### DATA RECORDS
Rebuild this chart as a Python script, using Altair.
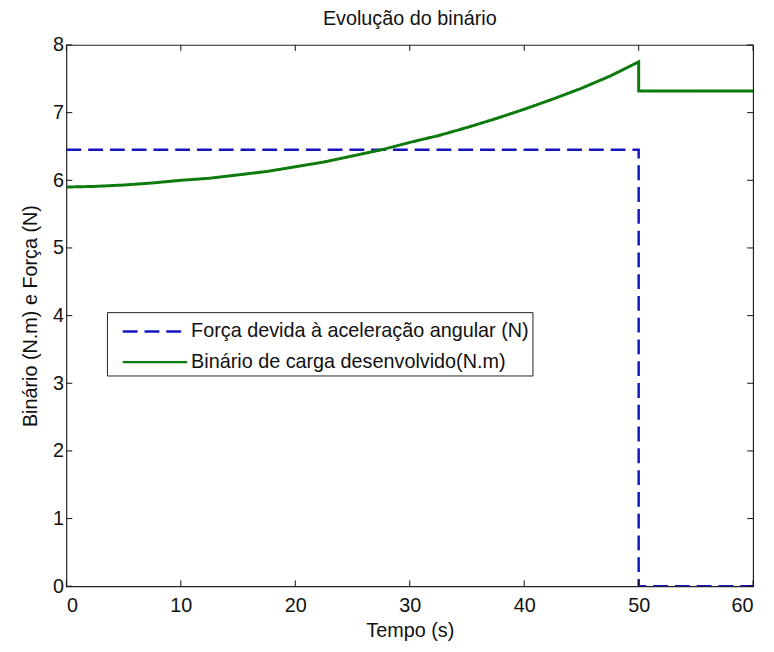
import altair as alt
import pandas as pd

series = ["Força devida à aceleração angular (N)", "Binário de carga desenvolvido(N.m)"]

t_forca = [0, 50, 50, 60]
v_forca = [6.45, 6.45, 0.0, 0.0]

t_binario = [0, 2.5, 5, 7.5, 10, 12.5, 15, 17.5, 20, 22.5, 25, 27.5, 30, 32.5, 35,
             37.5, 40, 42.5, 45, 47.5, 50, 50, 60]
v_binario = [5.90, 5.91, 5.93, 5.96, 6.00, 6.03, 6.08, 6.13, 6.20, 6.27, 6.36, 6.45,
             6.56, 6.66, 6.78, 6.91, 7.05, 7.20, 7.36, 7.54, 7.75, 7.32, 7.32]

x_ticks = [0, 10, 20, 30, 40, 50, 60]
y_ticks = [0, 1, 2, 3, 4, 5, 6, 7, 8]

rows = []
for i, (t, v) in enumerate(zip(t_forca, v_forca)):
    rows.append({"serie": series[0], "t": t, "v": v, "ordem": i})
for i, (t, v) in enumerate(zip(t_binario, v_binario)):
    rows.append({"serie": series[1], "t": t, "v": v, "ordem": i})
df = pd.DataFrame(rows)
xt = pd.DataFrame({"xt": x_ticks})
yt = pd.DataFrame({"yt": y_ticks})

W, H = 694, 547
FONT = "Liberation Sans, Arial, sans-serif"
FS = 20
colors = ["#1515c0", "#0c7a0c"]

legend = alt.Legend(
    title=None, orient="none", legendX=41, legendY=270,
    symbolType="M-2.17,0H2.17", symbolSize=900, symbolStrokeWidth=2.5,
    symbolOffset=29, labelOffset=20,
    fillColor="white", strokeColor="#222", padding=3,
    labelFont=FONT, labelFontSize=FS, labelColor="#111",
    rowPadding=4, labelLimit=500,
)

xs = alt.Scale(domain=[0, 60], nice=False)
ys = alt.Scale(domain=[0, 8], nice=False)

color = alt.Color("serie:N", scale=alt.Scale(domain=series, range=colors), legend=legend)
dash = alt.StrokeDash("serie:N", scale=alt.Scale(domain=series, range=[[15, 7], [1, 0]]), legend=legend)

x_main = alt.X("t:Q", scale=xs, axis=alt.Axis(values=x_ticks, format="d", title="Tempo (s)", ticks=False,
                                              domain=False, grid=False, labelPadding=10, labelFont=FONT,
                                              labelFontSize=FS, labelColor="#111", titleFont=FONT,
                                              titleFontSize=FS, titleFontWeight="normal", titleColor="#111",
                                              titlePadding=5))
y_main = alt.Y("v:Q", scale=ys, axis=alt.Axis(values=y_ticks, format="d", title="Binário (N.m) e Força (N)",
                                              ticks=False, domain=False, grid=False, labelPadding=3,
                                              labelFont=FONT, labelFontSize=FS, labelColor="#111",
                                              titleFont=FONT, titleFontSize=FS, titleFontWeight="normal",
                                              titleColor="#111", titlePadding=12))

base = alt.Chart(df)

blue = base.transform_filter(alt.datum.serie == series[0]).mark_line(strokeWidth=2.5, clip=True).encode(
    x=x_main, y=y_main, color=color, strokeDash=dash, order="ordem:Q")
green = base.transform_filter(alt.datum.serie == series[1]).mark_line(strokeWidth=3, clip=True).encode(
    x=alt.X("t:Q", scale=xs), y=alt.Y("v:Q", scale=ys), color=color, strokeDash=dash, order="ordem:Q")

TK = 6
tick_style = dict(color="#111", strokeWidth=1)
xb = alt.Chart(xt).mark_rule(**tick_style).encode(
    x=alt.X("xt:Q", scale=xs), y=alt.value(H), y2=alt.value(H - TK))
xtop = alt.Chart(xt).mark_rule(**tick_style).encode(
    x=alt.X("xt:Q", scale=xs), y=alt.value(0), y2=alt.value(TK))
yl = alt.Chart(yt).mark_rule(**tick_style).encode(
    y=alt.Y("yt:Q", scale=ys), x=alt.value(0), x2=alt.value(TK))
yr = alt.Chart(yt).mark_rule(**tick_style).encode(
    y=alt.Y("yt:Q", scale=ys), x=alt.value(W), x2=alt.value(W - TK))

chart = alt.layer(blue, green, xb, xtop, yl, yr).properties(
    width=W, height=H,
    title=alt.TitleParams("Evolução do binário", font=FONT, fontSize=FS, fontWeight="normal",
                          color="#111", offset=6, anchor="middle"),
    autosize=alt.AutoSizeParams(type="none"),
    padding={"left": 59, "top": 34, "right": 13, "bottom": 55},
    background="white",
).configure_view(stroke="#222", strokeWidth=1.2)

chart.save("out.html", embed_options={"renderer": "svg", "actions": False})
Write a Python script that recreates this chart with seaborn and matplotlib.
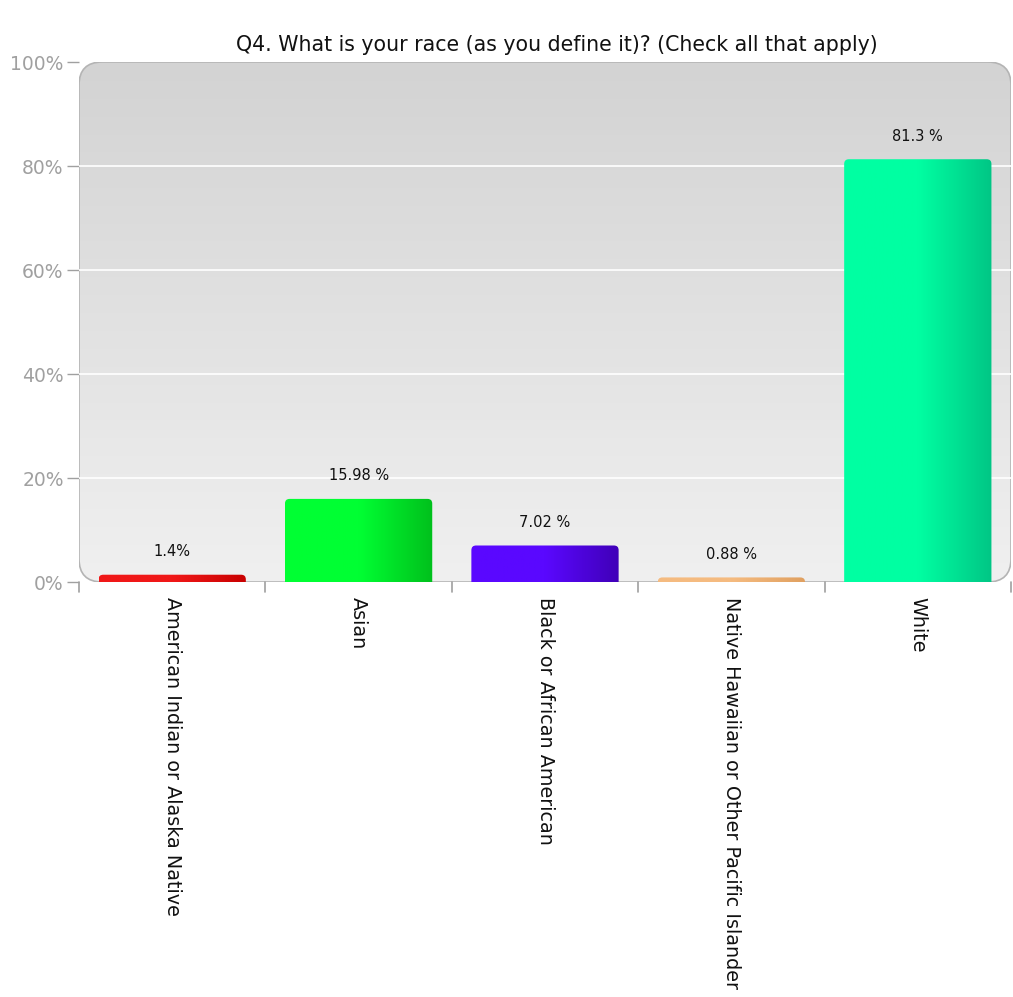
######
**WRITTEN TASK**
Go through the material and copy out every line with "this" in it.

**RESPONSE**
Rebuild this chart as a Python script, using Altair.
Write a Python script that recreates this chart with seaborn and matplotlib.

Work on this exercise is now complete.